Electrocatalytic characterization of Ni–Fe–TiO2 overlayers for hydrogen evolution reaction in alkaline solution

Abstract

The Ni–Fe–TiO2 overlayers on mild steel strips were prepared by electrochemical deposition. The layers were characterized morphologically by confocal laser scanning microscopy and scanning electron microscopy (SEM) coupled with energy-dispersive spectroscopy (EDS) analysis. The layers exhibit a quasi-three-dimensional (3D) morphology in which the crystalline, TiO2, is embedded. Electrocatalytic activity of the Ni–Fe–TiO2 layers for the hydrogen evolution reaction (HER) was assessed by using pseudo-steady-state polarization curves and electrochemical impedance spectroscopy (EIS) in alkaline solution.
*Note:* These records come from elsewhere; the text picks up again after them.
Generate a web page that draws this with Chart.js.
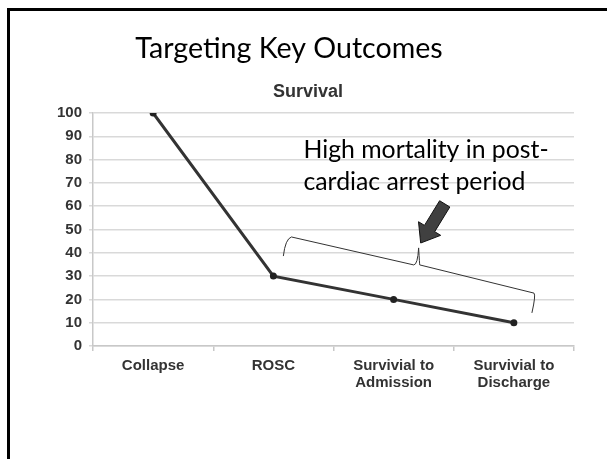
<!DOCTYPE html>
<html>
<head>
<meta charset="utf-8">
<script src="https://cdn.jsdelivr.net/npm/chart.js@4/dist/chart.umd.min.js"></script>
<style>
html,body{margin:0;padding:0;background:#fff;}
canvas{display:block;}
</style>
</head>
<body>
<canvas id="c" width="607" height="459"></canvas>
<script>
// ---- data ----
const categories = ["Collapse", "ROSC", ["Survivial to", "Admission"], ["Survivial to", "Discharge"]];
const survival = [100, 30, 20, 10];
const yTicks = [0, 10, 20, 30, 40, 50, 60, 70, 80, 90, 100];
const slideTitle = "Targeting Key Outcomes";
const chartTitle = "Survival";
const noteLines = ["High mortality in post-", "cardiac arrest period"];

// annotation geometry in data space (x: category index, y: value)
const bracePts = {
  leftEnd: [1.083, 38.6], leftCorner: [1.15, 46.8], midL: [2.167, 34.8],
  tip: [2.208, 42.1], midR: [2.217, 34.8], rightCorner: [3.167, 22.7], rightEnd: [3.15, 14.2]
};
const arrowTail = [2.425, 61.0];
const arrowTip = [2.225, 44.2];
const noteAnchor = [1.25, 80.5];

const decor = {
  id: 'decor',
  beforeDraw(chart) {
    const ctx = chart.ctx;
    ctx.save();
    ctx.fillStyle = '#fff';
    ctx.fillRect(0, 0, chart.width, chart.height);
    ctx.fillStyle = '#000';
    ctx.fillRect(7, 8, 3, chart.height - 8);
    ctx.fillRect(7, 8, chart.width - 7, 3);
    ctx.fillStyle = '#000';
    ctx.textAlign = 'center';
    ctx.textBaseline = 'alphabetic';
    ctx.font = '28.6px Lato';
    ctx.fillText(slideTitle, 289, 58);
    ctx.fillStyle = '#333';
    ctx.font = 'bold 18px "Liberation Sans"';
    ctx.fillText(chartTitle, 308, 97);
    ctx.restore();
  },
  afterDraw(chart) {
    const ctx = chart.ctx;
    const xs = chart.scales.x, ys = chart.scales.y;
    const P = p => [xs.getPixelForValue(p[0]), ys.getPixelForValue(p[1])];
    ctx.save();
    // note text
    const a = P(noteAnchor);
    ctx.fillStyle = '#000';
    ctx.font = '24.8px Lato';
    ctx.textAlign = 'left';
    ctx.textBaseline = 'alphabetic';
    ctx.fillText(noteLines[0], a[0], a[1]);
    ctx.fillText(noteLines[1], a[0], a[1] + 32);
    // brace
    const b = bracePts;
    const le = P(b.leftEnd), lc = P(b.leftCorner), ml = P(b.midL), tp = P(b.tip), mr = P(b.midR), rc = P(b.rightCorner), re = P(b.rightEnd);
    ctx.strokeStyle = '#333';
    ctx.lineWidth = 1;
    ctx.beginPath();
    ctx.moveTo(le[0], le[1]);
    ctx.quadraticCurveTo(le[0] + 2, lc[1] + 2, lc[0], lc[1]);
    ctx.lineTo(ml[0], ml[1]);
    ctx.quadraticCurveTo(tp[0] - 1, ml[1], tp[0], tp[1]);
    ctx.quadraticCurveTo(tp[0] + 1, mr[1], mr[0], mr[1]);
    ctx.lineTo(rc[0], rc[1]);
    ctx.quadraticCurveTo(rc[0] + 2, rc[1] + 2, re[0], re[1]);
    ctx.stroke();
    // arrow
    const t0 = P(arrowTail), t1 = P(arrowTip);
    const dx = t1[0] - t0[0], dy = t1[1] - t0[1];
    const L = Math.hypot(dx, dy), ux = dx / L, uy = dy / L, nx = -uy, ny = ux;
    const sw = 6, hw = 13, hl = 17;
    const hb = [t1[0] - ux * hl, t1[1] - uy * hl];
    ctx.beginPath();
    ctx.moveTo(t0[0] + nx * sw, t0[1] + ny * sw);
    ctx.lineTo(hb[0] + nx * sw, hb[1] + ny * sw);
    ctx.lineTo(hb[0] + nx * hw, hb[1] + ny * hw);
    ctx.lineTo(t1[0], t1[1]);
    ctx.lineTo(hb[0] - nx * hw, hb[1] - ny * hw);
    ctx.lineTo(hb[0] - nx * sw, hb[1] - ny * sw);
    ctx.lineTo(t0[0] - nx * sw, t0[1] - ny * sw);
    ctx.closePath();
    ctx.fillStyle = '#404040';
    ctx.fill();
    ctx.strokeStyle = '#111';
    ctx.lineWidth = 1;
    ctx.stroke();
    ctx.restore();
  }
};

new Chart(document.getElementById('c'), {
  type: 'line',
  data: {
    labels: categories,
    datasets: [{
      label: chartTitle,
      data: survival,
      borderColor: '#333',
      borderWidth: 3,
      pointRadius: 2,
      pointBackgroundColor: '#222',
      pointBorderColor: '#222',
      tension: 0
    }]
  },
  options: {
    responsive: false,
    animation: false,
    devicePixelRatio: 1,
    layout: { padding: { top: 113, right: 33, bottom: 0, left: 0 } },
    plugins: { legend: { display: false }, title: { display: false }, tooltip: { enabled: false } },
    scales: {
      x: {
        offset: true,
        grid: { offset: true, drawOnChartArea: false, drawTicks: true, tickLength: 5, color: '#c8c8c8', lineWidth: 1.5 },
        border: { color: '#c8c8c8', width: 1.5 },
        ticks: { color: '#333', font: { family: 'Liberation Sans', weight: 'bold', size: 15, lineHeight: 1.13 }, padding: 6, maxRotation: 0, autoSkip: false },
        afterFit(s) { s.height = 113; }
      },
      y: {
        min: 0, max: 100,
        afterBuildTicks(s) { s.ticks = yTicks.map(v => ({ value: v })); },
        grid: { color: '#d9d9d9', lineWidth: 1.5, tickLength: 4 },
        border: { color: '#c8c8c8', width: 1.5 },
        ticks: { color: '#333', font: { family: 'Liberation Sans', weight: 'bold', size: 15 }, padding: 7 },
        afterFit(s) { s.width = 93; }
      }
    }
  },
  plugins: [decor]
});
</script>
</body>
</html>
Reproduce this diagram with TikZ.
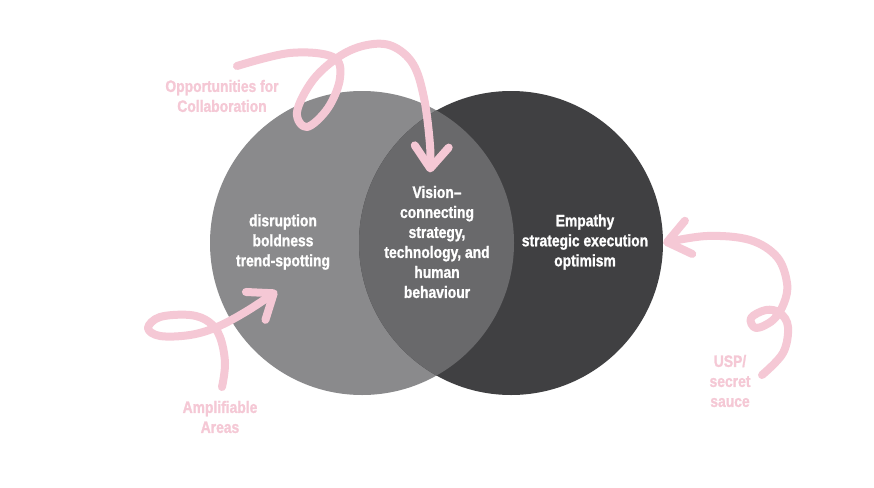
\documentclass[tikz,border=0pt]{standalone}
\usepackage{fontspec}
\setmainfont{Liberation Sans}[UprightFont=* Bold, BoldFont=* Bold, FakeStretch=0.84, FakeBold=1.2]
\usepackage{tikz}
\usetikzlibrary{arrows.meta,calc}
\definecolor{lightgrey}{HTML}{8A8A8C}
\definecolor{midgrey}{HTML}{69696B}
\definecolor{darkgrey}{HTML}{404042}
\definecolor{softpink}{HTML}{F5C8D5}
\tikzset{
  ring/.style={circle, minimum size=304pt, inner sep=0pt},
  inside/.style={text=white, align=center, font=\fontsize{16.5}{20}\selectfont},
  remark/.style={text=softpink, align=center, font=\fontsize{16.5}{20}\selectfont},
  swirl/.style={draw=softpink, line width=8pt, line cap=round, line join=round,
    -{Straight Barb[round, length=22pt, width=34pt]}}
}

\begin{document}
\begin{tikzpicture}[x=1pt, y=-1pt]

    \fill[white] (0,0) rectangle (874,487);

    % the two circles and their overlap
    \node [ring, fill=lightgrey] (leftring) at (362,243) {};
    \node [ring, fill=darkgrey] (rightring) at (511,243) {};
    \begin{scope}
        \clip (leftring.center) circle (152);
        \fill [midgrey] (rightring.center) circle (152);
    \end{scope}

    \node [inside] (strengths) at (283,242) {disruption\\boldness\\trend-spotting};
    \node [inside] (vision) at (437,242) {Vision--\\connecting\\strategy,\\technology, and\\human\\behaviour};
    \node [inside] (empathy) at (585,242) {Empathy\\strategic execution\\optimism};

    \node [remark] (collab) at (222,96) {Opportunities for\\Collaboration};
    \node [remark] (amplify) at (220,417) {Amplifiable\\Areas};
    \node [remark] (usp) at (730,381) {USP/\\secret\\sauce};

    \coordinate (collabstart) at (237,66);
    \coordinate (collabtip) at ($(vision.north)+(-7,-10)$);
    \coordinate (amplifystart) at (222,387);
    \coordinate (amplifytip) at (277,291);
    \coordinate (uspstart) at (762,375);
    \coordinate (usptip) at (rightring.east);

    \draw [swirl] plot [smooth, tension=0.6] coordinates {(collabstart) (290,53) (333,57) (340,78)
        (328,108) (307,127) (297,112) (313,80) (340,56) (367,45) (392,46) (413,64) (424,98)
        (430,145) (collabtip)};
    \draw [swirl] plot [smooth, tension=0.6] coordinates {(amplifystart) (225,363) (220,337)
        (209,322) (190,315) (160,317) (148,328) (160,336) (190,335) (217,327) (247,311)
        (amplifytip)};
    \draw [swirl] plot [smooth, tension=0.6] coordinates {(uspstart) (783,353) (788,327)
        (780,313) (766,310) (751,318) (756,328) (773,320) (784,303) (787,283) (777,257)
        (750,240) (707,236) (usptip)};
\end{tikzpicture}
\end{document}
The results were compared with the properties of Ni–Fe electrodes and used for determining the mechanism and kinetics of HER. In comparison with Ni–Fe electrodes, the synthesized Ni–Fe–TiO2 electrodes present higher catalytic activity for HER due to the increase in the real surface area and high intrinsic electrocatalytic activity of titanium dioxide. The present study provides valuable insight for exploring practical applications of Ni-based alloys as hydrogen evolution electrodes.